Всё это нисколько не оспаривается в применении к предикатам, то есть к свойствам бога, но никоим образом не считается возможным в применении к субъекту, то есть к основной сущности этих предикатов. Безбожием, атеизмом считается отрицание субъекта, но не его свойств. Но всё, что лишено определений, не производит на меня действия; а что не действует, то и не существует для меня, отрицание определений равносильно отрицанию сущности. Существо, лишенное свойств, не имеет объективного бытия, следовательно, не существует. Если отнять у бога его свойства, то он окажется лишь существом отрицательным, то есть не существующим. Отсутствие определений, или, что то же, непостижимость бога, есть продукт нового времени, плод современного неверия.

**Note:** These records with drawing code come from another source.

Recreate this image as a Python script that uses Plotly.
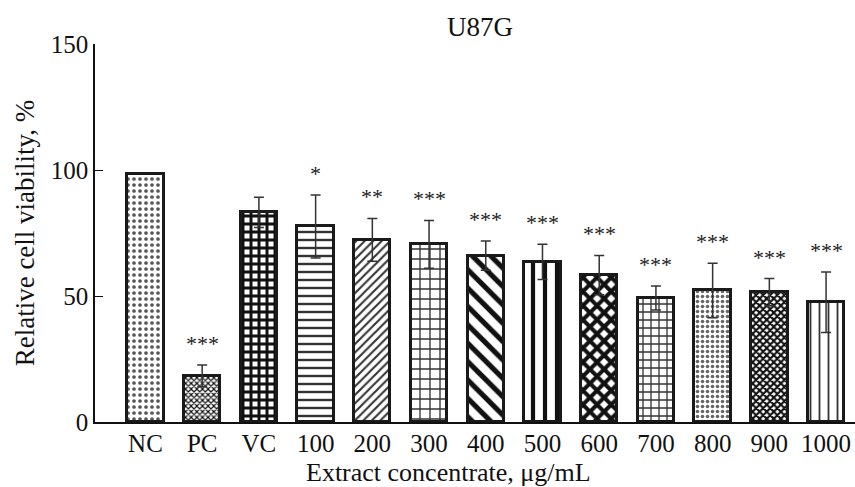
import plotly.graph_objects as go

categories = ["NC", "PC", "VC", "100", "200", "300", "400", "500", "600", "700", "800", "900", "1000"]
viability = [98.5, 18.3, 83.2, 77.6, 72.3, 70.5, 66.0, 63.5, 58.3, 49.2, 52.2, 51.5, 47.5]
errors = [0, 4.3, 6.0, 12.5, 8.5, 9.5, 5.8, 7.0, 7.8, 4.8, 10.8, 5.4, 12.0]
significance = ["", "***", "", "*", "**", "***", "***", "***", "***", "***", "***", "***", "***"]

patterns = [
    dict(shape=".", size=6, solidity=0.3, fgcolor="#555555"),
    dict(shape="x", size=4, solidity=0.5, fgcolor="#111111"),
    dict(shape="+", size=8, solidity=0.6, fgcolor="#111111"),
    dict(shape="-", size=8, solidity=0.3, fgcolor="#333333"),
    dict(shape="/", size=6, solidity=0.35, fgcolor="#333333"),
    dict(shape="+", size=10, solidity=0.25, fgcolor="#333333"),
    dict(shape="\\", size=13, solidity=0.4, fgcolor="#111111"),
    dict(shape="|", size=12, solidity=0.35, fgcolor="#111111"),
    dict(shape="x", size=10, solidity=0.65, fgcolor="#111111"),
    dict(shape="+", size=8, solidity=0.3, fgcolor="#333333"),
    dict(shape=".", size=5, solidity=0.4, fgcolor="#666666"),
    dict(shape="x", size=5, solidity=0.65, fgcolor="#111111"),
    dict(shape="|", size=9, solidity=0.2, fgcolor="#333333"),
]

FONT = "Liberation Serif, Times New Roman, serif"
xs = list(range(len(categories)))

W, H = 855, 487
L, T, B = 95, 44, 65

fig = go.Figure()
for i, (cat, v, e, p) in enumerate(zip(categories, viability, errors, patterns)):
    fig.add_trace(go.Bar(
        x=[i], y=[v], width=0.64,
        marker=dict(color="white", line=dict(color="#1a1a1a", width=3),
                    pattern=dict(fillmode="overlay", fgopacity=1, **p)),
        error_y=dict(type="data", array=[e], visible=e > 0, color="#333333",
                     thickness=1.5, width=5),
        showlegend=False, name=cat,
    ))

for i, (v, e, s) in enumerate(zip(viability, errors, significance)):
    if s:
        fig.add_annotation(x=i, y=v + e, text=s, showarrow=False,
                           yanchor="bottom", yshift=7,
                           font=dict(family=FONT, size=22, color="#222222"))

fig.add_annotation(xref="paper", yref="paper", x=(448 - L) / (W - L), y=-(472 - (H - B)) / (H - T - B),
                   text="Extract concentrate, μg/mL", showarrow=False,
                   yanchor="middle", font=dict(family=FONT, size=26, color="#111111"))

fig.update_layout(
    width=W, height=H,
    margin=dict(l=L, r=0, t=T, b=B, autoexpand=False),
    paper_bgcolor="white", plot_bgcolor="white",
    font=dict(family=FONT, size=25, color="#111111"),
    title=dict(text="U87G", x=480 / W, xanchor="center", y=1 - 27 / H, yanchor="middle",
               font=dict(family=FONT, size=27, color="#111111")),
    bargap=0,
    xaxis=dict(tickvals=xs, ticktext=categories, range=[-0.89, 12.51], automargin=False,
               showline=True, linecolor="#111111", linewidth=1.5, ticks="",
               showgrid=False, zeroline=False, ticklabelstandoff=-2),
    yaxis=dict(range=[0, 150], tickvals=[0, 50, 100, 150], showline=True, automargin=False,
               linecolor="#111111", linewidth=1.5, ticks="inside", ticklen=8,
               tickcolor="#111111", showgrid=False, zeroline=False,
               title=dict(text="Relative cell viability, %", standoff=8,
                          font=dict(family=FONT, size=27, color="#111111"))),
)

fig.write_html("out.html", config={"displayModeBar": False},
               post_script="document.body.style.margin='0';document.body.style.overflow='hidden';")
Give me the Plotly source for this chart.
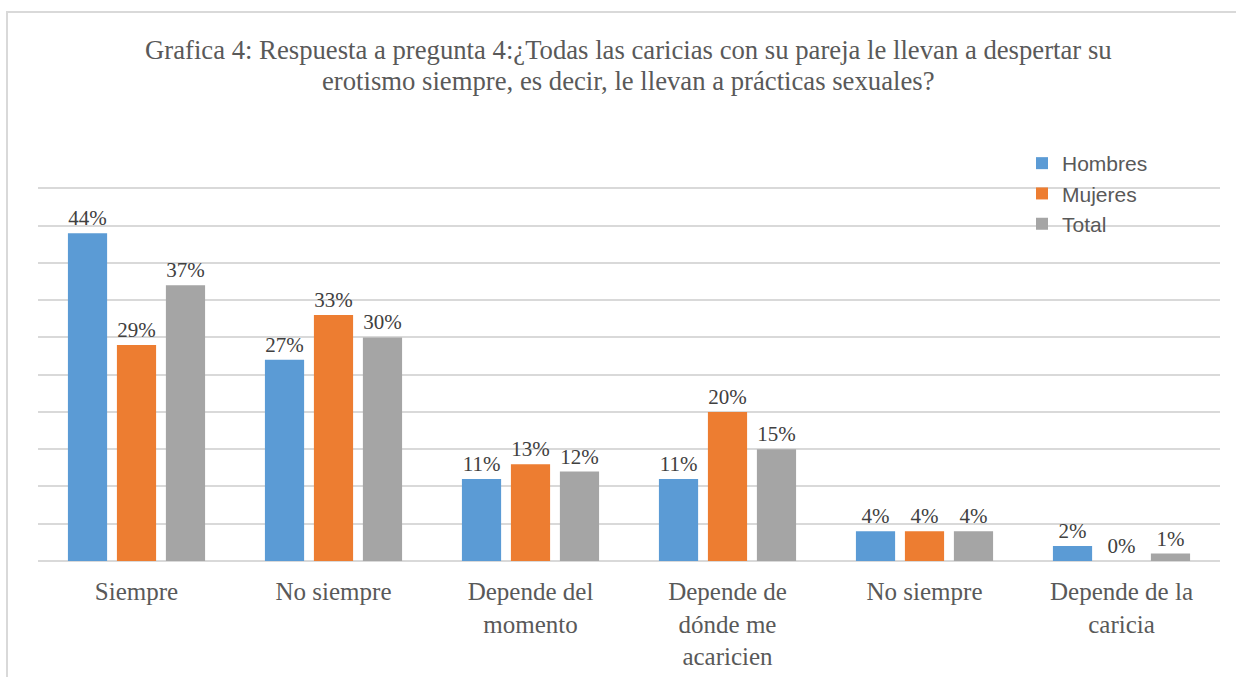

Разум может быть признан и признается как нечто ограниченное только там, где человеку представляется безусловным, истинным чувственное наслаждение, религиозное чувство, эстетическое созерцание или нравственные убеждения. Точно как же непостижимость или неопределенность бога выставляется и признается догматом лишь в том случае, если этот предмет перестает возбуждать познавательный интерес и человека начинает занимать только действительность, приобретающая для него значение существенного, абсолютного, божественного объекта и вместе с тем вопреки этим чисто мирским тенденциям у него ещё сохраняются остатки религиозности. И эти пережитки религиозной совести заставляют человека извинять свое безбожие, свою суетность непостижимостью бога; он отрицает бога практически своими поступками, потому что мирская суета поглощает все его чувства и мысли, но не отрицает его теоретически, – он не посягает на существование бога и признает его бытие. Такое существование не смущает и не стесняет его, это – только отрицательное существование, бытие без бытия, противоречащее самому себе, это – бытие, которое по своему, действию ничем не отличается от небытия. Отрицание определенных положительных свойств божественного существа есть не что иное, как отрицание религии, сохраняющее вид религии и поэтому не считающееся атеизмом, но в действительности – утонченный, лукавый атеизм. Якобы религиозная боязнь приписать богу определенные свойства и чем сделать его конечным объясняется атеистическим желанием забыть о боге, выкинуть его из головы. Кто боится быть конечным, тот боится существовать. Всё реально существующее, то есть всякое подлинное бытие, определяется качественно. Кто серьезно, действительно, истинно верит в существование бога, того не коробят даже его грубо чувственные свойства. Кто не хочет быть грубым, не хочет, чтобы его существование кого-нибудь оскорбляло, тот должен отказаться от существования. Бог, полагающий, что определенность оскорбляет его, не имеет достаточно мужества и силы, чтобы существовать. Качество – это огонь, кислород, соль бытия. Бытие вообще, без определенного качества, есть безвкусица, нелепость. В боге не больше содержания, чем в религии; религия и самое существование бога становятся безвкусными, если человек теряет вкус к религии.